The judgement constitutes an extraordinary attack on the Glorious Revolution, the 300-year-old constitutional settlement which is surely one of the world’s greatest political achievements. As Montesquieu recognised, this is based on the checks and balances which flow from the separation of the executive, legislative and judicial powers. The independence of the judicial arm was assured by taking it out of politics through Article 9 of the Bill of Rights of 1689. This provides that proceedings in Parliament, of which prorogation is one, cannot be ‘impeached or questioned’ in a court. As every constitutional lawyer knows, they are non-justiciable. The consequence was that Britain, endowed with advanced institutions and people freer than in any rival power, presided for over a century not only as the world superpower but, as with her rebellious American progeny, the most benign and civilised ever known.
Variously seen as a constitutional monarchy and a disguised or crowned republic, she stood out as an exception to the increasing continental infatuation with absolute monarchy, just as she would later stand alone with her Commonwealth against those alien abominations, national socialism and communism. This process was to be completed when responsible government emerged following and perhaps because of the American War of Independence. The convention developed that the King’s ministers must enjoy the confidence of the House of Commons and that the Royal Prerogative, ancient powers not requiring legislation, would be exercised by the monarch on the advice of the ministers. This sophisticated formula for peace, order and good government has been so successful that it is the only model which has been exported and which has worked over a goodly period.
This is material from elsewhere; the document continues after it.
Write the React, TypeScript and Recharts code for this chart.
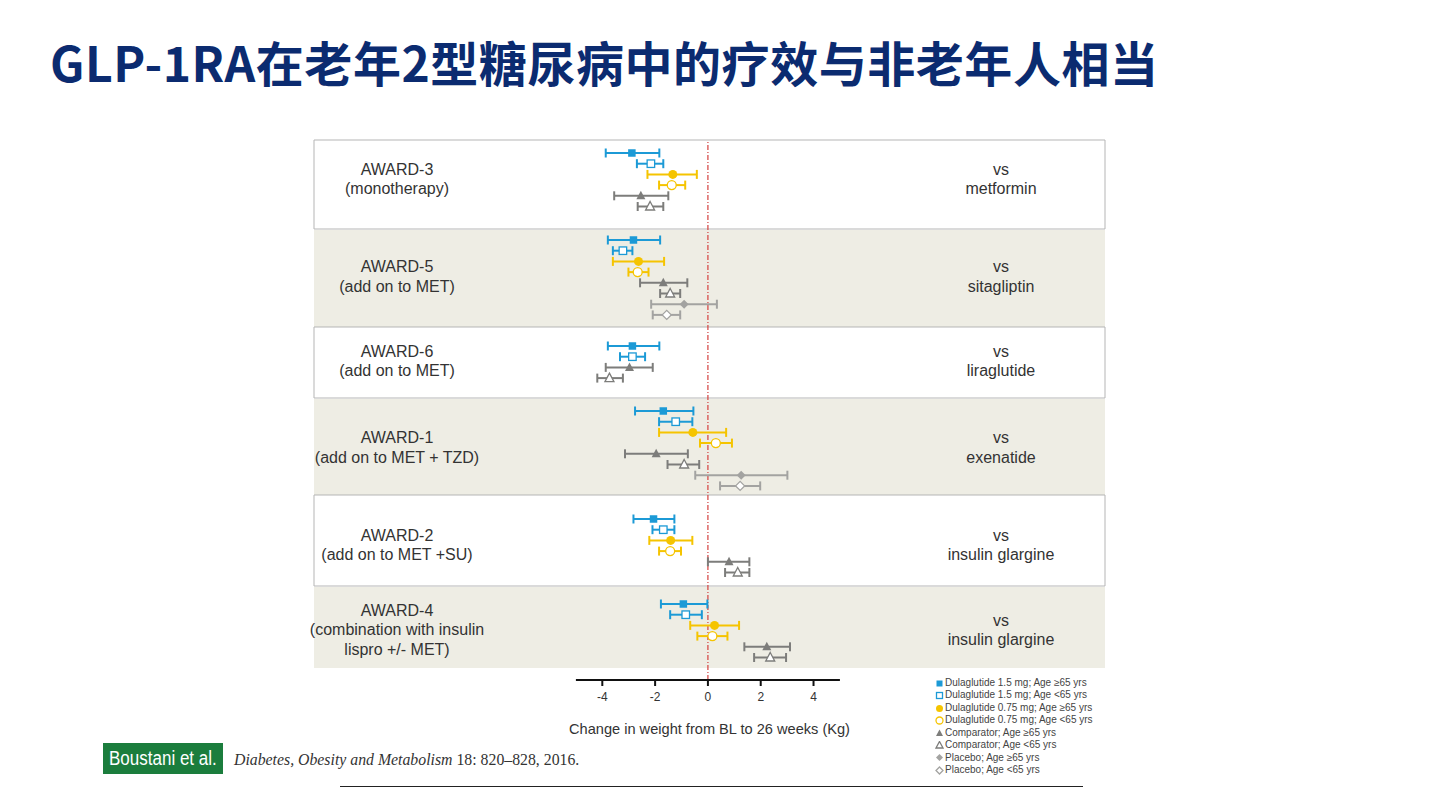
import React from 'react';
import { ScatterChart, Scatter, XAxis, YAxis, ErrorBar, ReferenceArea, ReferenceLine, Legend } from 'recharts';

// [mean, lower, upper] change in weight (kg); null = arm not in that trial
type Ci = [number, number, number] | null;

const trials = ['AWARD-3', 'AWARD-5', 'AWARD-6', 'AWARD-1', 'AWARD-2', 'AWARD-4'];
const trialNotes = [
  ['(monotherapy)'],
  ['(add on to MET)'],
  ['(add on to MET)'],
  ['(add on to MET + TZD)'],
  ['(add on to MET +SU)'],
  ['(combination with insulin', 'lispro +/- MET)'],
];
const comparators = ['metformin', 'sitagliptin', 'liraglutide', 'exenatide', 'insulin glargine', 'insulin glargine'];

const dula15Old: Ci[] = [[-2.88, -3.87, -1.84], [-2.82, -3.79, -1.81], [-2.86, -3.79, -1.84], [-1.69, -2.76, -0.55], [-2.06, -2.82, -1.27], [-0.93, -1.78, -0.02]];
const dula15Young: Ci[] = [[-2.16, -2.69, -1.69], [-3.22, -3.6, -2.86], [-2.86, -3.33, -2.38], [-1.22, -1.85, -0.59], [-1.69, -2.1, -1.27], [-0.84, -1.43, -0.23]];
const dula075Old: Ci[] = [[-1.33, -2.29, -0.42], [-2.63, -3.6, -1.66], null, [-0.57, -1.85, 0.69], [-1.41, -2.22, -0.59], [0.25, -0.67, 1.18]];
const dula075Young: Ci[] = [[-1.37, -1.85, -0.86], [-2.66, -3.01, -2.25], null, [0.3, -0.3, 0.91], [-1.43, -1.85, -1.02], [0.17, -0.4, 0.74]];
const compOld: Ci[] = [[-2.54, -3.55, -1.5], [-1.69, -2.57, -0.78], [-2.97, -3.87, -2.09], [-1.96, -3.14, -0.76], [0.8, 0.0, 1.57], [2.23, 1.38, 3.11]];
const compYoung: Ci[] = [[-2.19, -2.66, -1.69], [-1.43, -1.81, -1.05], [-3.73, -4.19, -3.22], [-0.9, -1.53, -0.33], [1.13, 0.65, 1.57], [2.36, 1.75, 2.96]];
const placOld: Ci[] = [null, [-0.9, -2.15, 0.34], null, [1.26, -0.48, 3.01], null, null];
const placYoung: Ci[] = [null, [-1.56, -2.09, -1.05], null, [1.22, 0.46, 1.98], null, null];

const xTicks = [-4, -2, 0, 2, 4];

const BLUE = '#1c9ad6';
const YELLOW = '#f5c400';
const GREY = '#7d7d7b';
const LIGHT_GREY = '#a3a3a1';
const FONT = '"Liberation Sans", Arial, sans-serif';

type Shape = 'square' | 'circle' | 'triangle' | 'diamond';
interface SeriesDef { name: string; values: Ci[]; color: string; shape: Shape; filled: boolean }

const SERIES: SeriesDef[] = [
  { name: 'Dulaglutide 1.5 mg; Age ≥65 yrs', values: dula15Old, color: BLUE, shape: 'square', filled: true },
  { name: 'Dulaglutide 1.5 mg; Age <65 yrs', values: dula15Young, color: BLUE, shape: 'square', filled: false },
  { name: 'Dulaglutide 0.75 mg; Age ≥65 yrs', values: dula075Old, color: YELLOW, shape: 'circle', filled: true },
  { name: 'Dulaglutide 0.75 mg; Age <65 yrs', values: dula075Young, color: YELLOW, shape: 'circle', filled: false },
  { name: 'Comparator; Age ≥65 yrs', values: compOld, color: GREY, shape: 'triangle', filled: true },
  { name: 'Comparator; Age <65 yrs', values: compYoung, color: GREY, shape: 'triangle', filled: false },
  { name: 'Placebo; Age ≥65 yrs', values: placOld, color: LIGHT_GREY, shape: 'diamond', filled: true },
  { name: 'Placebo; Age <65 yrs', values: placYoung, color: LIGHT_GREY, shape: 'diamond', filled: false },
];

// layout (y axis runs in pixels from the top of the plot)
const X_MIN = -14.92;
const X_MAX = 15.04;
const Y_MAX = 540;
const PANEL_EDGES = [0, 90, 187, 259, 355, 447, 528];
const FIRST_ROW = [13, 10, 19, 12, 24, 17];
const ROW_STEP = 10.7;

const rowCount = (t: number) => SERIES.filter(s => s.values[t]).length;

const seriesData = SERIES.map((s, si) => {
  const pts: { x: number; y: number; err: [number, number] }[] = [];
  s.values.forEach((v, t) => {
    if (!v) return;
    const row = SERIES.slice(0, si).filter(o => o.values[t]).length;
    pts.push({ x: v[0], y: PANEL_EDGES[t] + FIRST_ROW[t] + row * ROW_STEP, err: [v[0] - v[1], v[2] - v[0]] });
  });
  return pts;
});

function marker(s: SeriesDef, cx: number, cy: number, size: number) {
  const fill = s.filled ? s.color : '#fff';
  const sw = s.filled ? 0 : 1.3;
  const h = size / 2;
  if (s.shape === 'square') {
    return <rect x={cx - h} y={cy - h} width={size} height={size} fill={fill} stroke={s.color} strokeWidth={sw} />;
  }
  if (s.shape === 'circle') {
    return <circle cx={cx} cy={cy} r={h + 0.5} fill={fill} stroke={s.color} strokeWidth={sw} />;
  }
  if (s.shape === 'triangle') {
    return <polygon points={`${cx},${cy - h - 1} ${cx + h + 0.5},${cy + h - 0.5} ${cx - h - 0.5},${cy + h - 0.5}`} fill={fill} stroke={s.color} strokeWidth={sw} />;
  }
  return <polygon points={`${cx},${cy - h - 0.5} ${cx + h + 0.5},${cy} ${cx},${cy + h + 0.5} ${cx - h - 0.5},${cy}`} fill={fill} stroke={s.color} strokeWidth={sw} />;
}

const PanelText = ({ viewBox, t }: any) => {
  if (!viewBox) return null;
  const { x, y, width } = viewBox;
  const mid = y + FIRST_ROW[t] + ((rowCount(t) - 1) * ROW_STEP) / 2 - 1;
  const left = [trials[t], ...trialNotes[t]];
  const right = ['vs', comparators[t]];
  const lh = 19.5;
  const style = { fontFamily: FONT, fontSize: 16, fill: '#333' };
  return (
    <g>
      {left.map((line, i) => (
        <text key={i} x={x + 83} y={mid + (i - (left.length - 1) / 2) * lh} textAnchor="middle" dominantBaseline="central" {...style}>{line}</text>
      ))}
      {right.map((line, i) => (
        <text key={i} x={x + width - 104} y={mid + (i - (right.length - 1) / 2) * lh} textAnchor="middle" dominantBaseline="central" {...style}>{line}</text>
      ))}
    </g>
  );
};

const LegendBox = () => (
  <div style={{ fontFamily: FONT, fontSize: 10, color: '#444', lineHeight: '12.45px' }}>
    {SERIES.map(s => (
      <div key={s.name} style={{ display: 'flex', alignItems: 'center', whiteSpace: 'nowrap' }}>
        <svg width={9} height={9} style={{ marginRight: 1 }}>{marker(s, 4.5, 4.5, 6)}</svg>
        <span>{s.name}</span>
      </div>
    ))}
  </div>
);

export default function App() {
  const panelIdx = trials.map((_, i) => i);
  const whitePanels = panelIdx.filter(i => i % 2 === 0);
  const beigePanels = panelIdx.filter(i => i % 2 === 1);

  return (
    <div style={{ position: 'absolute', left: 0, top: 0, width: 1440, height: 810, background: '#fff', overflow: 'hidden' }}>
      <div style={{ position: 'absolute', left: 50, top: 37, fontFamily: '"Noto Sans CJK SC", sans-serif', fontWeight: 700, fontSize: 48, letterSpacing: 0.55, lineHeight: '48px', color: '#0b2b70', whiteSpace: 'nowrap' }}>
        GLP-1RA在老年2型糖尿病中的疗效与非老年人相当
      </div>

      <ScatterChart width={1440} height={810} margin={{ left: 314, right: 335, top: 140, bottom: 70 }} style={{ fontFamily: FONT }}>
        <XAxis
          type="number"
          dataKey="x"
          domain={[X_MIN, X_MAX]}
          allowDataOverflow
          ticks={xTicks}
          axisLine={false}
          tickLine={{ stroke: '#111', strokeWidth: 2 }}
          tickSize={6}
          tickMargin={6}
          tick={{ fill: '#333', fontSize: 12 }}
          height={60}
          label={{ value: 'Change in weight from BL to 26 weeks (Kg)', position: 'insideBottom', offset: 6, fill: '#333', fontSize: 14.6 }}
        />
        <YAxis type="number" dataKey="y" domain={[0, Y_MAX]} reversed hide allowDataOverflow />

        {beigePanels.map(t => (
          <ReferenceArea key={`b${t}`} x1={X_MIN} x2={X_MAX} y1={PANEL_EDGES[t]} y2={PANEL_EDGES[t + 1]} fill="#eeede4" fillOpacity={1} stroke="none" ifOverflow="visible"
            label={(p: any) => <PanelText {...p} t={t} />} />
        ))}
        {whitePanels.map(t => (
          <ReferenceArea key={`w${t}`} x1={X_MIN} x2={X_MAX} y1={PANEL_EDGES[t]} y2={PANEL_EDGES[t + 1] - 1} fill="#fff" fillOpacity={1} stroke="#b5b5b5" strokeWidth={1} ifOverflow="visible"
            label={(p: any) => <PanelText {...p} t={t} />} />
        ))}

        <ReferenceLine x={0} stroke="#d4413f" strokeWidth={1.2} strokeDasharray="5 2 1 2" ifOverflow="visible" />
        <ReferenceLine segment={[{ x: -5, y: Y_MAX }, { x: 5, y: Y_MAX }]} stroke="#111" strokeWidth={2} ifOverflow="visible" />

        {SERIES.map((s, i) => (
          <Scatter
            key={s.name}
            name={s.name}
            data={seriesData[i]}
            fill={s.color}
            isAnimationActive={false}
            shape={(p: any) => marker(s, p.cx, p.cy, s.shape === 'square' ? 7.5 : 8)}
          >
            <ErrorBar dataKey="err" direction="x" width={4.5} stroke={s.color} strokeWidth={2} />
          </Scatter>
        ))}

        <Legend layout="horizontal" verticalAlign="middle" align="center" content={() => <LegendBox />} wrapperStyle={{ left: 935, top: 677, width: 180 }} />
      </ScatterChart>

      <div style={{ position: 'absolute', left: 103, top: 743, width: 120, height: 31, background: '#1b7d3d', overflow: 'hidden' }}>
        <div style={{ position: 'absolute', left: 6, top: 0, color: '#fff', fontFamily: '"Liberation Sans", sans-serif', fontSize: 20, lineHeight: '31px', whiteSpace: 'nowrap', transform: 'scaleX(0.85)', transformOrigin: '0 0' }}>
          Boustani et al.
        </div>
      </div>
      <div style={{ position: 'absolute', left: 234, top: 751, fontFamily: '"Liberation Serif", serif', fontSize: 15.8, color: '#333', whiteSpace: 'nowrap' }}>
        <i>Diabetes, Obesity and Metabolism</i> 18: 820–828, 2016.
      </div>
      <div style={{ position: 'absolute', left: 340, top: 786, width: 743, height: 1, background: '#222' }} />
    </div>
  );
}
In this system, there are three principal safeguards against abuse which have worked well without the need for activist judges. First, there is the need for a government to enjoy the confidence of the House, especially through the annual requirement to obtain supply. Second, there are regular elections. Third, there is the existence, rather than the exercise of the Queen’s reserve powers. On that it is worth recalling that those powers were doomed to being neutralised under the failed politicians’ republic beloved of the elites but rejected overwhelmingly by the Australian people twenty years ago. An analogy can be drawn between those powers and the nuclear deterrent. In the words of the elegant adage, the Crown is important not for the power it wields, but the power it denies.
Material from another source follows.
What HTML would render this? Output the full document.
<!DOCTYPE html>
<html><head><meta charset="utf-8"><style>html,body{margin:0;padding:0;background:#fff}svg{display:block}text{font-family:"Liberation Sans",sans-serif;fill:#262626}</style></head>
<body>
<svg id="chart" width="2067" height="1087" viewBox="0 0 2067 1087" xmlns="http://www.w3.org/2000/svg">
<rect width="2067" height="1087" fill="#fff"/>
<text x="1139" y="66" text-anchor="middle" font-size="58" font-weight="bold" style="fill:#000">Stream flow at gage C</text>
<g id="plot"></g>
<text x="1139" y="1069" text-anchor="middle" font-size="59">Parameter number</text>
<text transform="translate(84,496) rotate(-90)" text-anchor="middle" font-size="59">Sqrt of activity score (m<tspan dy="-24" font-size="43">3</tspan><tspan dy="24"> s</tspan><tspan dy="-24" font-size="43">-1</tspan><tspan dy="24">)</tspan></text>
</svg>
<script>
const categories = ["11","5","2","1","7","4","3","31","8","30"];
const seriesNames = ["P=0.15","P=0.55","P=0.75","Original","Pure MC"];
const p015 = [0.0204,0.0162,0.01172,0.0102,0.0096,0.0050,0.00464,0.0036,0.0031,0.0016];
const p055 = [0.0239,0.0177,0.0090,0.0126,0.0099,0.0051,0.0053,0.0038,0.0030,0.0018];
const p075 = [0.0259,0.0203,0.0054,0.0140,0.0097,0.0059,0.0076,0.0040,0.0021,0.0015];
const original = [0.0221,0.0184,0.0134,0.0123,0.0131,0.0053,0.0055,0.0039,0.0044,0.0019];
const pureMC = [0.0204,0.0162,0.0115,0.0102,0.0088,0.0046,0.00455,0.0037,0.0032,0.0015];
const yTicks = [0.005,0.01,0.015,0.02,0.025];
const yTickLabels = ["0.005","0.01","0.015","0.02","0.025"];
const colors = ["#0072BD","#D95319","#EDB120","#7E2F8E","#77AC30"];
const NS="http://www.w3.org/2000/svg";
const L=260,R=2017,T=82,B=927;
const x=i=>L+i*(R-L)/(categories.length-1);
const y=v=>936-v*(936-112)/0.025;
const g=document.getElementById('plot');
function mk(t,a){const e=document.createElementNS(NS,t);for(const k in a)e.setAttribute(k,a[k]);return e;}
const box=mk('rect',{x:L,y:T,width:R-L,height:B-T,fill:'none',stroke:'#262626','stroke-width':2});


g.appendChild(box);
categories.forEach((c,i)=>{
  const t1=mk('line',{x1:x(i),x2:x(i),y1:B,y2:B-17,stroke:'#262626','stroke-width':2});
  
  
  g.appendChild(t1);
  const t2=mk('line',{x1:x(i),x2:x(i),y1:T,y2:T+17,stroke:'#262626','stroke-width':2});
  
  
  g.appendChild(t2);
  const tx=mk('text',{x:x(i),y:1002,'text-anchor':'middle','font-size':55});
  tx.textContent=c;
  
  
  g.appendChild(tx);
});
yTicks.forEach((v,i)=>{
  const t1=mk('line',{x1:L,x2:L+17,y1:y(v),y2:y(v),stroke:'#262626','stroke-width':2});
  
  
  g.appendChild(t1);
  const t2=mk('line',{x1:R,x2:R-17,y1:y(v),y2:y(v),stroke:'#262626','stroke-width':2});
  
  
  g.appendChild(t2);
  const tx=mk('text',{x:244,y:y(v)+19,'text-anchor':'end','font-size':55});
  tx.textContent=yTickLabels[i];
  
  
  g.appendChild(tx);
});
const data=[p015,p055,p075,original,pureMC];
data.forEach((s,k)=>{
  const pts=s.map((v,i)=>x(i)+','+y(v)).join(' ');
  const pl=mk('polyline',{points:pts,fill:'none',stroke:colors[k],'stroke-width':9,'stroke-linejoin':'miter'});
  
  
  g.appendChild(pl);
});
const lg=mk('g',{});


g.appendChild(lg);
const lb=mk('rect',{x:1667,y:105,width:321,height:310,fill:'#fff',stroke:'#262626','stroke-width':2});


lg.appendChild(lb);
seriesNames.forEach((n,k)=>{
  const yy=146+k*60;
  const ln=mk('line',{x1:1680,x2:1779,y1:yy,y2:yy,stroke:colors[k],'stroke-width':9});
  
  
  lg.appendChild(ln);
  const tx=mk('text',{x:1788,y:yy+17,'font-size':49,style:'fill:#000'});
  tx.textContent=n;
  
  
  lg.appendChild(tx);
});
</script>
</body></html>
It is a sinister and sad fact that in the UK, three important prerogative powers have recently been sequestrated by the elites. They are now using them to support their desperate attempts to deny not only the British people, but also the Anglosphere, their wish to liberate their ancient kingdom from the chains of what is the real controlling presence within the EU, the Berlin-Paris axis. The powers so sequestrated are those in relation to treaty-making, prorogations and dissolutions. All have worked smoothly, efficiently and without abuse for over three centuries, just as they do in most of the realms. This changed with Tony Blair, who, while unsuccessfully trying to abolish the ancient office of Lord Chancellor by a press release not even seen by the Queen, proceeded without any sound reason, need or demonstrated failure to abolish the Judicial Committee of the House of Lords as the kingdom’s final court of appeal. Of all things, he replaced this with a grandiose Supreme Court, à l’américaine, the last institution any democratic society should emulate. The sorry story on this is that the American Founding Fathers took the separation of powers from Britain, which they had seen operating in the colonies, but never expected that the judges would, in Marbury v. Madison (1803), seize an unprecedented, unwritten and never-intended power. This was to declare the exercise of congressional and presidential powers to be illegal and unenforceable and building on this a power to legislate under the guise of constitutional interpretation.
Thomas Jefferson, who wrote the Declaration of Independence, warned that this judicial coup would place the US ‘under the despotism of an oligarchy’ undermining the very stability and accountability of the nation’s governing institutions. The judges then went quiet until the question of slavery became acute in the new territories. The result was a pro-slavery decision in 1857, Dred Scott v. Sandford, which destroyed the Missouri Compromise and, on any fair analysis, triggered the Civil War. This usurpation continued after the war when the court upheld clearly unconstitutional segregation, blocked laws outlawing child labour and unfair working conditions, upheld laws forcing sterilisation and the detention of citizens of Japanese descent. Then followed a series of decisions to legislate a progressive agenda including an imagined constitutional right to abort.
The solution in Britain lies first in a successful Brexit and then in restoring the constitution principles under which the United Kingdom has successfully operated for centuries. To ensure that the illicit imposition of a republic of the elites is never repeated, a degree of direct democracy should be included. Looking to Switzerland, the Australian founders did this at Federation, but not going as far as South Australian premier Charles Kingston wisely proposed. The best solution would be to constitutionalise the common sense of ordinary people by entrenching binding citizen-initiated referendums and by re-asserting the Bill of Rights provision that the courts have no political role. On this the Swiss constitution provides a useful precedent—the Courts are specifically denied any power whatsoever to interpret the Constitution. The Swiss no doubt had seen what a disaster this can be. As anyone knowledgeable about the Australian situation would know.